Artist

Bobby Watson

Genre: Jazz ,Contemporary Jazz ,Post-Bop ,Straight-Ahead Jazz ,Jazz Instrument ,Saxophone Jazz
Origin: U.S.A
Active: 1970 - Present
Listen on Coda
Saxophonist, composer, producer, and educator Bobby Watson brings an aggressive, fluid approach to jazz, one shaped by his formative time alongside drummer Art Blakey’s Jazz Messengers. Born in Kansas City, Kansas, he absorbed the roadhouse blues tradition that defines his hometown. He completed his studies at the University of Miami, where classmates included Pat Metheny, Jaco Pastorius, and Bruce Hornsby, before earning his degree in 1975 and relocating to New York City. There he introduced his work as a leader with the 1977 release E.T.A. and followed it in 1979 with All Because of You.

During those same years he took the role of musical director for Art Blakey’s Jazz Messengers, remaining with the ensemble through 1981 and contributing to numerous recordings under Blakey’s name. He maintained a parallel recording career as a bandleader throughout the 1980s, issuing Advance in 1984 and Love Remains in 1986.

Drawing inspiration in the late 1980s from the hard-bop ensembles led by Blakey and pianist Horace Silver in the 1960s, Watson formed Bobby Watson & Horizon, enlisting bassist Curtis Lundy and drummer Victor Lewis. The group secured a Blue Note contract and debuted with the 1988 album No Question About It, which featured trumpeter Roy Hargrove. Subsequent releases included 1989’s The Inventor, 1991’s Post-Motown Bop, and 1992’s Present Tense, the last of these spotlighting trumpeter Terell Stafford. Beyond his own projects, Watson maintained an active schedule of session and touring engagements, collaborating with drummers Louis Hayes and Max Roach, saxophonists George Coleman and Branford Marsalis, multi-instrumentalist Sam Rivers, guitarist Carlos Santana, trumpeter Wynton Marsalis, and numerous others. He also recorded and performed with vocalists Joe Williams, Dianne Reeves, Lou Rawls, Betty Carter, and Carmen Lundy.

Committed to teaching, Watson joined the adjunct faculty at William Paterson University in the mid-1980s and later taught at the Manhattan School of Music from 1996 to 1999. In the same period he completed the big-band project Tailor Made and explored funk and R&B textures on 1995’s Urban Renewal. In 2000 he became the first William D. and Mary Grant/Missouri Distinguished Professor of Jazz Studies, a post he held for more than a decade at the University of Missouri/Kansas City while continuing to perform internationally.

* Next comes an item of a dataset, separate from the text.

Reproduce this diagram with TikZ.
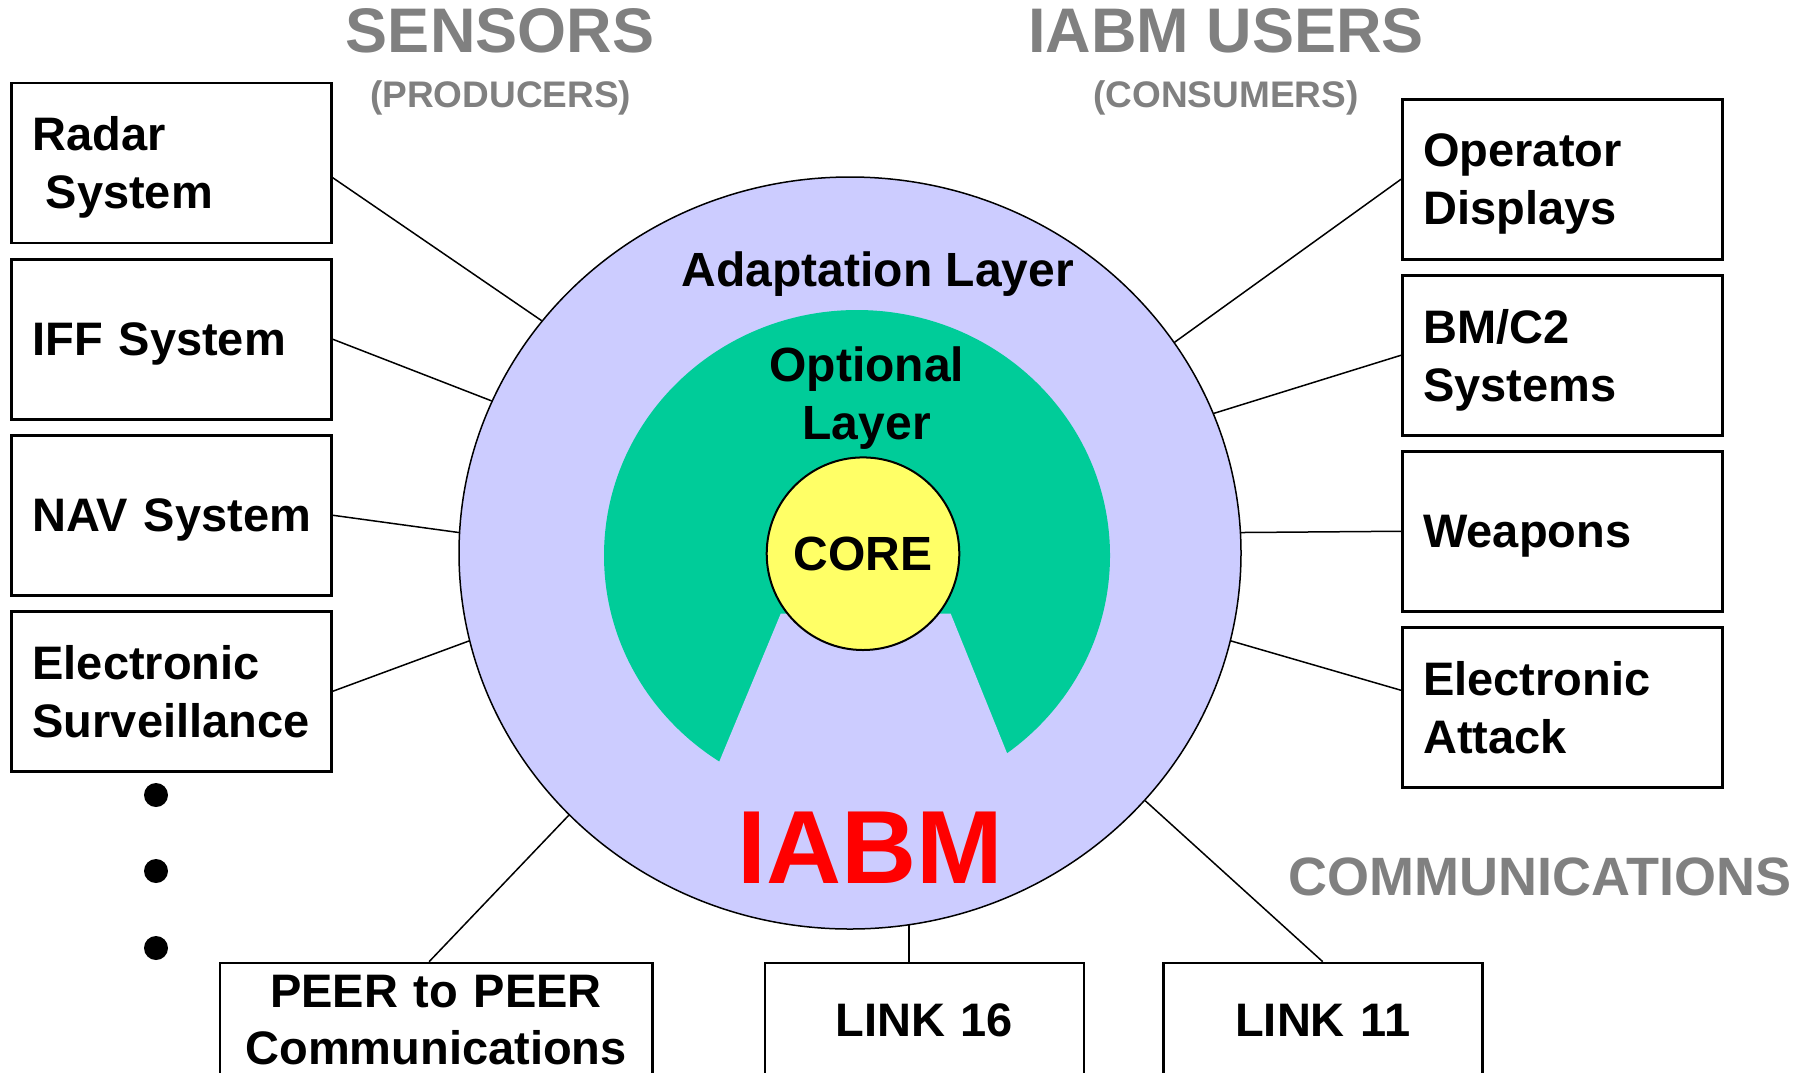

Live performance has remained central to his output, documented on the 2002 album Live & Learn, 2004’s Horizon Reassembled, and 2008’s From the Heart. The following year he partnered with percussionist Ray Mantilla for the Latin-infused Everlasting. In 2013 he commemorated the fiftieth anniversary of Dr. Martin Luther King, Jr.’s “I Have a Dream” speech with Check Cashing Day, and in 2017 he issued Made in America, captured live at the Smoke jazz and supper club in New York City.